Improving in a systematic manner

The company is expecting a successful implementation of these projects. If it works out well it is expected to improve its results by additional $85 million which will be a great contribution to its financial status. U.S Steel is laser focusing on the transformation of Carnegie way. It is mainly focusing on making profit in this economic cycle which will help the company to deliver better returns to the stock holders. The company is striding to improve its margins and to make it happen it is working on creating a good cost structure.

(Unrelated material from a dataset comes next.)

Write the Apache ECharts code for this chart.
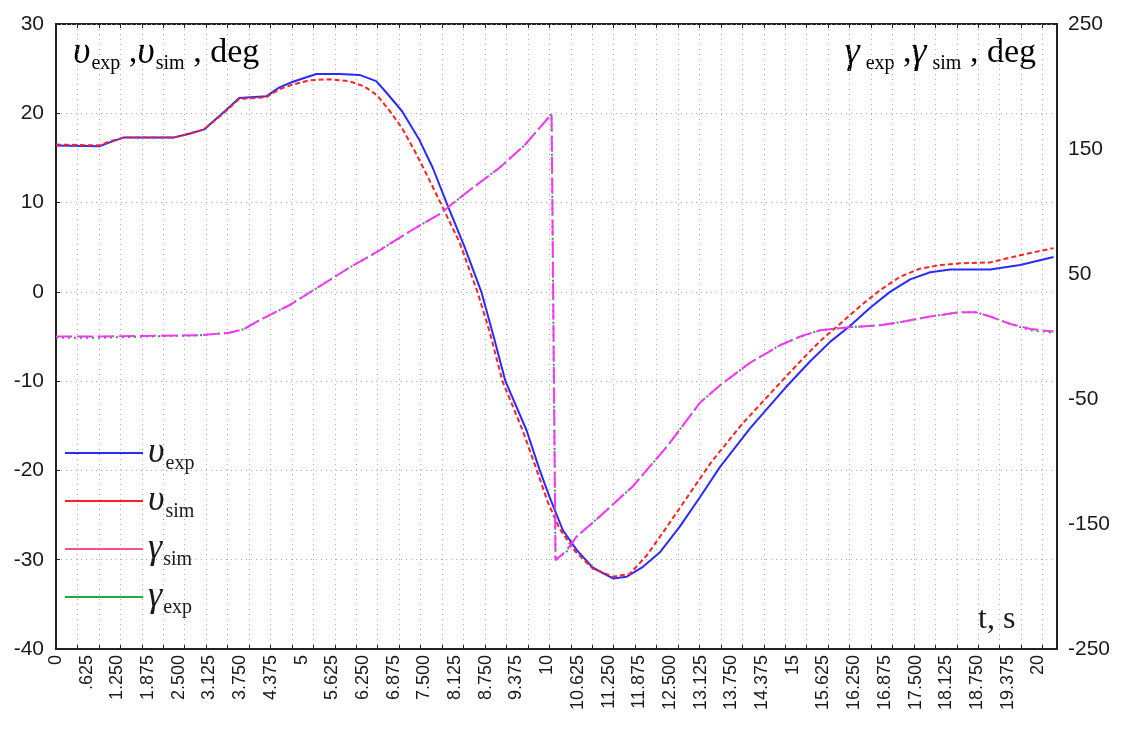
<!DOCTYPE html>
<html>
<head>
<meta charset="utf-8">
<script src="https://cdn.jsdelivr.net/npm/echarts@6/dist/echarts.min.js"></script>
<style>
  html, body { margin: 0; padding: 0; background: #fff; }
  #chart { width: 1122px; height: 729px; }
</style>
</head>
<body>
<div id="chart"></div>
<script>
// time samples (s) and pitch angle (deg), left axis
var tExp = [0, 0.88, 1.12, 1.39, 2.41, 2.71, 3.02, 3.47, 3.73, 4.28, 4.55, 4.81, 5.30, 5.77, 6.18, 6.52, 6.73, 7.05, 7.40, 7.67, 7.95, 8.32, 8.66, 8.91, 9.15, 9.58, 9.85, 10.05, 10.32, 10.60, 10.93, 11.34, 11.62, 11.95, 12.29, 12.70, 13.11, 13.52, 14.13, 14.84, 15.35, 15.76, 16.17, 16.57, 16.98, 17.39, 17.80, 18.21, 19.02, 19.63, 20.31];
var vExp = [16.4, 16.3, 16.8, 17.3, 17.3, 17.7, 18.2, 20.4, 21.7, 21.9, 22.9, 23.5, 24.4, 24.4, 24.3, 23.6, 22.3, 20.2, 17.0, 13.9, 10.0, 5.0, 0.0, -5.0, -10.0, -15.5, -20.0, -23.0, -26.7, -28.9, -30.9, -32.1, -31.9, -30.8, -29.2, -26.3, -23.0, -19.6, -15.3, -10.8, -7.8, -5.6, -3.8, -1.8, 0.0, 1.4, 2.2, 2.5, 2.5, 3.0, 3.9];

var tSim = [0, 0.88, 1.12, 1.39, 2.41, 2.71, 3.02, 3.47, 3.73, 4.28, 4.55, 4.81, 5.16, 5.57, 5.97, 6.28, 6.54, 6.79, 7.05, 7.30, 7.56, 7.87, 8.22, 8.58, 8.83, 9.09, 9.50, 9.79, 10.01, 10.25, 10.56, 10.93, 11.34, 11.68, 12.03, 12.44, 12.95, 13.35, 13.97, 14.64, 15.15, 15.56, 15.96, 16.37, 16.78, 17.19, 17.59, 18.00, 18.41, 19.02, 19.63, 20.31];
var vSim = [16.5, 16.4, 16.9, 17.3, 17.3, 17.7, 18.2, 20.3, 21.6, 21.8, 22.7, 23.2, 23.7, 23.8, 23.6, 23.0, 22.0, 20.3, 18.3, 15.8, 13.0, 9.5, 5.5, 0.0, -4.5, -10.0, -15.5, -20.0, -23.5, -26.5, -29.0, -31.0, -31.9, -31.6, -29.5, -26.3, -22.2, -19.0, -14.8, -10.8, -7.8, -5.5, -3.6, -1.6, 0.2, 1.7, 2.6, 3.0, 3.2, 3.3, 4.1, 4.9];

// roll angle (deg), right axis
var tGamma = [0, 0.88, 1.90, 2.92, 3.53, 3.83, 4.14, 4.75, 5.36, 5.97, 6.59, 7.20, 7.81, 8.42, 9.03, 9.54, 10.09, 10.17, 10.40, 10.60, 11.07, 11.74, 12.44, 13.11, 13.52, 14.13, 14.74, 15.15, 15.56, 16.17, 16.78, 17.19, 17.80, 18.41, 18.72, 19.02, 19.43, 19.84, 20.31];
var gSim = [0, 0, 0.5, 1, 3, 6, 13, 25, 40, 55, 69, 84, 98, 117, 135, 153, 178, -179, -171, -160, -144, -120, -88, -53, -39, -21, -7, 0, 5, 7.5, 9, 11.5, 16, 19.5, 19.5, 16, 10, 6, 4];
var gExp = [-1, -1, 0, 1, 3, 6, 13, 25, 40, 55, 69, 84, 98, 117, 135, 153, 178, -179, -172, -160, -144, -120, -88, -53, -39, -21, -7, 0, 5, 7.5, 9, 11.5, 16, 19.5, 19.5, 16, 10, 5, 3];

var legendLabels = {
  vexp: '{g|υ}{s|exp}',
  vsim: '{g|υ}{s|sim}',
  gsim: '{g|γ}{s|sim}',
  gexp: '{g|γ}{s|exp}'
};

function pairs(xs, ys) {
  var out = [];
  for (var i = 0; i < xs.length; i++) out.push([xs[i], ys[i]]);
  return out;
}

function timeLabel(v) {
  if (Math.abs(v - Math.round(v)) < 1e-6) return String(Math.round(v));
  var s = v.toFixed(3);
  if (s.charAt(0) === '0') s = s.slice(1);
  return s;
}

var serif = 'Liberation Serif';
var sans = 'Liberation Sans';
var ink = '#1a1a1a';
var gridDot = { color: '#aaaaaa', width: 1, type: [1, 4] };

var titleRich = {
  g: { fontFamily: serif, fontStyle: 'italic', fontSize: 38, color: ink },
  s: { fontFamily: serif, fontSize: 20, color: ink, padding: [22, 0, 0, 1] },
  c: { fontFamily: serif, fontSize: 34, color: ink }
};

var chart = echarts.init(document.getElementById('chart'));

chart.setOption({
  animation: false,
  backgroundColor: '#fff',
  grid: {
    left: 56, right: 65, top: 24, bottom: 80,
    show: true, borderColor: '#222', borderWidth: 2
  },
  legend: {
    orient: 'vertical',
    left: 60,
    top: 430,
    itemWidth: 78,
    itemHeight: 2,
    itemGap: 9,
    icon: 'rect',
    data: [
      { name: 'vexp' },
      { name: 'vsim' },
      { name: 'gsim', itemStyle: { color: '#ff4f8a' } },
      { name: 'gexp' }
    ],
    formatter: function (name) { return legendLabels[name]; },
    textStyle: {
      rich: {
        g: { fontFamily: serif, fontStyle: 'italic', fontSize: 36, color: ink },
        s: { fontFamily: serif, fontSize: 20, color: ink, padding: [22, 0, 0, 1] }
      }
    }
  },
  xAxis: [
    {
      type: 'value',
      min: 0,
      max: 20.38,
      interval: 0.625,
      axisLine: { show: true, onZero: false, lineStyle: { color: '#222', width: 2 } },
      axisTick: { show: false },
      splitLine: { show: false },
      axisLabel: {
        rotate: 90,
        margin: 6,
        showMaxLabel: false,
        fontFamily: sans,
        fontSize: 18,
        color: ink,
        formatter: timeLabel
      }
    },
    {
      type: 'value',
      position: 'bottom',
      min: 0,
      max: 46.67,
      interval: 1,
      axisLine: { show: false, onZero: false },
      axisLabel: { show: false },
      axisTick: { show: true, inside: true, length: 4, lineStyle: { color: '#222' } },
      splitLine: { show: true, lineStyle: gridDot }
    },
    {
      type: 'value',
      position: 'top',
      min: 0,
      max: 46.67,
      interval: 1,
      axisLine: { show: false, onZero: false },
      axisLabel: { show: false },
      axisTick: { show: true, inside: true, length: 4, lineStyle: { color: '#222' } },
      splitLine: { show: false }
    }
  ],
  yAxis: [
    {
      type: 'value',
      min: -40,
      max: 30,
      interval: 10,
      axisLine: { show: true, onZero: false, lineStyle: { color: '#222', width: 2 } },
      axisTick: { show: true, inside: true, length: 4, lineStyle: { color: '#222' } },
      splitLine: { show: true, lineStyle: gridDot },
      axisLabel: { margin: 12, fontFamily: sans, fontSize: 21, color: ink }
    },
    {
      type: 'value',
      position: 'right',
      min: -250,
      max: 250,
      interval: 100,
      axisLine: { show: true, onZero: false, lineStyle: { color: '#222', width: 2 } },
      axisTick: { show: false },
      splitLine: { show: false },
      axisLabel: { margin: 11, fontFamily: sans, fontSize: 21, color: ink }
    }
  ],
  graphic: [
    {
      type: 'text', left: 73, top: 34,
      style: { text: '{g|υ}{s|exp}{c| ,}{g|υ}{s|sim}{c| , deg}', rich: titleRich }
    },
    {
      type: 'text', right: 86, top: 34,
      style: { text: '{g|γ}{s| exp}{c| ,}{g|γ}{s| sim}{c| , deg}', rich: titleRich }
    },
    {
      type: 'text', left: 978, top: 604,
      style: { text: 't, s', fontFamily: serif, fontSize: 32, fill: ink }
    }
  ],
  series: [
    {
      name: 'vexp', type: 'line', xAxisIndex: 0, yAxisIndex: 0,
      showSymbol: false, symbol: 'none',
      color: '#2b2bff',
      lineStyle: { color: '#2b2bff', width: 2 },
      data: pairs(tExp, vExp)
    },
    {
      name: 'vsim', type: 'line', xAxisIndex: 0, yAxisIndex: 0,
      showSymbol: false, symbol: 'none',
      color: '#ff2222',
      lineStyle: { color: '#ff2222', width: 2, type: [5, 3] },
      data: pairs(tSim, vSim)
    },
    {
      name: 'gexp', type: 'line', xAxisIndex: 0, yAxisIndex: 1,
      showSymbol: false, symbol: 'none',
      color: '#22a844',
      lineStyle: { color: '#22a844', width: 2, type: [2, 4] },
      data: pairs(tGamma, gExp)
    },
    {
      name: 'gsim', type: 'line', xAxisIndex: 0, yAxisIndex: 1,
      showSymbol: false, symbol: 'none',
      color: '#ff33ff',
      lineStyle: { color: '#ff33ff', width: 2, type: [16, 5] },
      data: pairs(tGamma, gSim)
    }
  ]
});
</script>
</body>
</html>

U.S Steel is under a process of implementing new management structure which is focusing on some key aspects that are helpful for U.S Steel. At first it focuses on collaborating better with the customers to create and deliver smarter and more innovative solution in the markets in which it operates. Further, it is focusing on Carnegie Way projects within the operating units which will include reliability-cantered maintenance, process technology excellence and continued commitment to safety and quality. In this way it will be in a good position to create stockholder value and continue earning the right to grow by creating clear and more focused accountability.

Focus on reducing costs

The company’s focus on reducing the cost structure is well on track. It is checking its maintenance spending. U.S Steel is now creating more efficiency in its maintenance practises. It is now undertaking a proactive approach instead of a reactive approach. Such a reduction in the maintenance costs will help the company to strengthen its cost structure and is expected to create a long term value for the company.

With the growth in the economy U.S Steel is strong growth along the automotive segment. The growth in the economy will lead to lower interest rates that will create good demand for more auto-motives improving the demand for steel. The company is expecting positive trends for the steel demand in future but the increase in the steel import might present some problems for the U.S Steel in future and can eat its profit margins in the days to come.

Conclusion

Moving on to the fundamentals, the stock seems expensive with a trailing P/E of 48.37. Its earnings are showing poor growth with a forward P/E of just 8.83. Also, in a long run its earnings are weak with a CAGR of 6.50% in next five years. This indicates that the earnings growth is slow so I would like to suggest the investors to stay away from the stock as it will take some more time to gain market share.